認知症夫婦の恋心

認知症夫婦の恋心

とある夫婦がいました。お互いに70代半ばを過ぎ、妻は認知症を患っていました。

最初は忘れっぽいという笑い話で済んでいましたが、日に日に妻から記憶が、思い出が消えていきました。

そしてついにその妻は、目の前にいる男性が自分の夫だということも分からなくなってしまいました。

ある日、

妻は目の前にいる旦那さんに「ねぇ、あなたの奥さんは誰なの?」と聞きました。旦那さんはやさしく「僕の奥さんはあなたですよ」と答えました。

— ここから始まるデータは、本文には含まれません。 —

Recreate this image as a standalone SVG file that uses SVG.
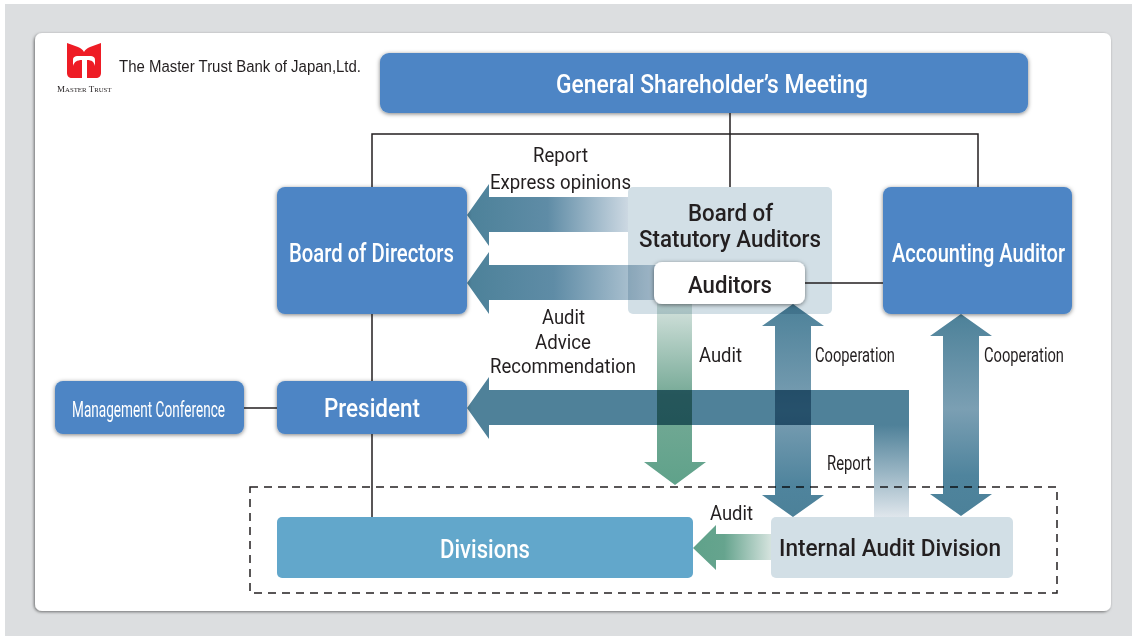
<svg xmlns="http://www.w3.org/2000/svg" width="1132" height="636" viewBox="0 0 1132 636">
<style>
text{font-family:"Roboto","Liberation Sans",sans-serif;text-anchor:start}
.h{font-size:25px;font-weight:500;fill:#fff}
.d{font-size:24px;font-weight:500;fill:#231f20}
.l{font-size:21px;font-weight:400;fill:#231f20}
.s{font-size:20px;font-weight:400;fill:#231f20}
.b{fill:#4d85c5;filter:url(#sh)}
.c{stroke:#231f20;stroke-width:1.5;fill:none}
.ar{mix-blend-mode:multiply}
</style>
<defs>
<filter id="sh" x="-10%" y="-15%" width="120%" height="135%"><feDropShadow dx="0" dy="1" stdDeviation="2" flood-color="#000" flood-opacity=".5"/></filter>
<filter id="ps" x="-2%" y="-2%" width="104%" height="104%"><feDropShadow dx="-1" dy="1" stdDeviation="1.8" flood-color="#000" flood-opacity=".5"/></filter>
<linearGradient id="g1" gradientUnits="userSpaceOnUse" x1="467" y1="0" x2="628" y2="0"><stop offset="0" stop-color="#4c8199"/><stop offset=".5" stop-color="#5f8ca6"/><stop offset="1" stop-color="#ccd8e2"/></linearGradient>
<linearGradient id="g2" gradientUnits="userSpaceOnUse" x1="467" y1="0" x2="660" y2="0"><stop offset="0" stop-color="#4c8199"/><stop offset=".45" stop-color="#5f8ca6"/><stop offset="1" stop-color="#c5d3de"/></linearGradient>
<linearGradient id="g3" gradientUnits="userSpaceOnUse" x1="0" y1="304" x2="0" y2="485"><stop offset="0" stop-color="#d5e3de"/><stop offset=".5" stop-color="#77aa97"/><stop offset="1" stop-color="#5fa28a"/></linearGradient>
<linearGradient id="g4" gradientUnits="userSpaceOnUse" x1="0" y1="304" x2="0" y2="517"><stop offset="0" stop-color="#4c8199"/><stop offset=".5" stop-color="#7b9fb3"/><stop offset=".85" stop-color="#4f849d"/><stop offset="1" stop-color="#4c8199"/></linearGradient>
<linearGradient id="g5" gradientUnits="userSpaceOnUse" x1="0" y1="314" x2="0" y2="516"><stop offset="0" stop-color="#4c8199"/><stop offset=".47" stop-color="#7b9fb3"/><stop offset=".8" stop-color="#4f849d"/><stop offset="1" stop-color="#4c8199"/></linearGradient>
<linearGradient id="g6" gradientUnits="userSpaceOnUse" x1="0" y1="425" x2="0" y2="517"><stop offset="0" stop-color="#4f8199"/><stop offset="1" stop-color="#dfe6ec"/></linearGradient>
<linearGradient id="g7" gradientUnits="userSpaceOnUse" x1="693" y1="0" x2="771" y2="0"><stop offset="0" stop-color="#5fa28a"/><stop offset=".4" stop-color="#66a48e"/><stop offset="1" stop-color="#d5e3de"/></linearGradient>
</defs>

<rect x="5" y="4" width="1127" height="632" fill="#dcdee0"/>
<rect x="35" y="33" width="1076" height="578" rx="7" fill="#fff" filter="url(#ps)"/>

<g id="logo">
<path d="M67 43L78 47C81 48 83 50 84 52V78H72C69 78 67 76 67 73Z" fill="#ee1c25"/>
<path d="M101 43L90 47C87 48 85 50 84 52V78H96C99 78 101 76 101 73Z" fill="#ee1c25"/>
<path d="M73 66V60C73 57 75 56 78 56H90C93 56 95 57 95 60V66C94 62 92 60 87 60V78H82V60C77 60 74 62 73 66Z" fill="#fff"/>
<text x="57" y="92" style="font-family:'Liberation Serif',serif;font-size:9px;fill:#231f20">M<tspan font-size="6.8">ASTER</tspan> T<tspan font-size="6.8">RUST</tspan></text>
<text x="119" y="72" style="font-family:'Liberation Sans',sans-serif;font-size:16px;fill:#231f20" textLength="242" lengthAdjust="spacingAndGlyphs">The Master Trust Bank of Japan,Ltd.</text>
</g>

<g id="general-meeting"><rect class="b" x="380" y="53" width="648" height="60" rx="9"/>
<text class="h" x="556" y="93" textLength="312" lengthAdjust="spacingAndGlyphs">General Shareholder’s Meeting</text></g>
<g id="board-directors"><rect class="b" x="277" y="187" width="190" height="127" rx="8"/>
<text class="h" x="289" y="262" textLength="165" lengthAdjust="spacingAndGlyphs">Board of Directors</text></g>
<g id="accounting-auditor"><rect class="b" x="883" y="187" width="189" height="127" rx="8"/>
<text class="h" x="892" y="262" textLength="173" lengthAdjust="spacingAndGlyphs">Accounting Auditor</text></g>
<g id="president"><rect class="b" x="277" y="381" width="190" height="53" rx="8"/>
<text class="h" x="324" y="417" textLength="96" lengthAdjust="spacingAndGlyphs">President</text></g>
<g id="management-conference"><rect class="b" x="55" y="381" width="189" height="53" rx="8"/>
<text class="h" style="font-size:22px;font-weight:400" x="72" y="417" textLength="153" lengthAdjust="spacingAndGlyphs">Management Conference</text></g>
<g id="divisions"><rect x="277" y="517" width="416" height="61" rx="5" fill="#62a7cb"/>
<text class="h" x="440" y="558" textLength="90" lengthAdjust="spacingAndGlyphs">Divisions</text></g>
<g id="internal-audit"><rect x="771" y="517" width="242" height="61" rx="5" fill="#d2dfe6"/>
<text class="d" x="779" y="556" textLength="222" lengthAdjust="spacingAndGlyphs">Internal Audit Division</text></g>
<g id="statutory-auditors"><rect x="628" y="187" width="204" height="127" rx="5" fill="#d2dfe6"/>
<text class="d" x="688" y="221" textLength="85" lengthAdjust="spacingAndGlyphs">Board of</text>
<text class="d" x="639" y="247" textLength="182" lengthAdjust="spacingAndGlyphs">Statutory Auditors</text></g>

<g id="connectors">
<path class="c" d="M730 113V187M372 187V134H978V187M372 314V381M372 434V517M244 408H277M805 283H883"/>
<rect x="250" y="487" width="807" height="106" fill="none" stroke="#231f20" stroke-width="1.5" stroke-dasharray="8 6"/>
<path class="ar" fill="url(#g1)" d="M467 215L489 184V197H628V232H489V246Z"/>
<path class="ar" fill="url(#g2)" d="M467 283L489 252V265H660V300H489V314Z"/>
<path class="ar" fill="url(#g3)" d="M657 304H692V462H706L675 485L644 462H657Z"/>
<path class="ar" fill="url(#g4)" d="M793 304L824 326H811V495H824L793 517L762 495H775V326H762Z"/>
<path class="ar" fill="url(#g5)" d="M961 314L992 336H979V494H992L961 516L930 494H943V336H930Z"/>
<path class="ar" fill="#4f8199" d="M467 408L489 377V390H909V425H489V439Z"/>
<rect class="ar" x="874" y="425" width="35" height="92" fill="url(#g6)"/>
<path fill="url(#g7)" d="M693 548L716 525V534H771V560H716V570Z"/>
</g>

<g id="auditors"><rect x="654" y="262" width="151" height="42" rx="8" fill="#fff" filter="url(#sh)"/>
<text class="d" x="688" y="293" textLength="84" lengthAdjust="spacingAndGlyphs">Auditors</text></g>

<g id="labels">
<text class="l" x="533" y="162" textLength="55" lengthAdjust="spacingAndGlyphs">Report</text>
<text class="l" x="490" y="189" textLength="141" lengthAdjust="spacingAndGlyphs">Express opinions</text>
<text class="l" x="542" y="324" textLength="43" lengthAdjust="spacingAndGlyphs">Audit</text>
<text class="l" x="535" y="349" textLength="56" lengthAdjust="spacingAndGlyphs">Advice</text>
<text class="l" x="490" y="373" textLength="146" lengthAdjust="spacingAndGlyphs">Recommendation</text>
<text class="l" x="699" y="362" textLength="43" lengthAdjust="spacingAndGlyphs">Audit</text>
<text class="s" x="815" y="362" textLength="80" lengthAdjust="spacingAndGlyphs">Cooperation</text>
<text class="s" x="984" y="362" textLength="80" lengthAdjust="spacingAndGlyphs">Cooperation</text>
<text class="s" x="827" y="470" textLength="44" lengthAdjust="spacingAndGlyphs">Report</text>
<text class="l" x="710" y="520" textLength="43" lengthAdjust="spacingAndGlyphs">Audit</text>
</g>
</svg>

すると妻は「え?本当?うれしいー!」と大喜びしたそうです。

記憶がどんどんなくなっていくにつれ、70代半ばの妻は少女に戻っていくようでした。

しかし旦那さんへの恋は、愛は、ずっと変わらないままでした。

「私、前からあなたと結婚したかったのよ」と続ける初々しい少女の眼差しに、旦那さんはいつもと変わらない笑顔で「結婚してくれてありがとう」と伝えました。

僕はこのお話を聞いて、正直複雑な気持ちになりました。

この奥さんが旦那さんに寄せる曇りのない純心さ、恋心、愛情に感動しつつも、認知症にさえならなければ・・・と、天からの試練に心が揺れてしまいました。

また、自分が認知症になる前に(認知症でなくても人はいつ死んでしまうか分かりませんから)、好きな人に躊躇なく「好き」と伝えられるように生きていきたいと、口下手な自分に言い聞かせるのでした。

人はオギャーッと純真無垢な「裸の魂」で生まれてきてから、少しずついろいろなヴェールを重ね着していきます。

これは安心できる
これは痛くて危険
これは気持ちいい
これはイヤ
こうすると優しくされる
こうすると嫌われる

これは私の得になる
これは私の損になる
こうすると独り占めできる
こうするともっと手に入る

アイツを蹴り落とす方法
私が尊敬される方法
バレないようにズルする方法
お金で欲望を満たす方法
誰もが私の言いなりになる方法

もっともっと私は・・・

生きるために必要だったヴェールは、どこかのタイミングで必要なくなります。むしろ窮屈になり、自分を苦しめるようになります。

生きるためにまとってきたヴェールを一枚一枚脱いでいくと、誰でも純真無垢な「裸の魂」に戻れます。裸の魂が望んでいることは何でしょうか?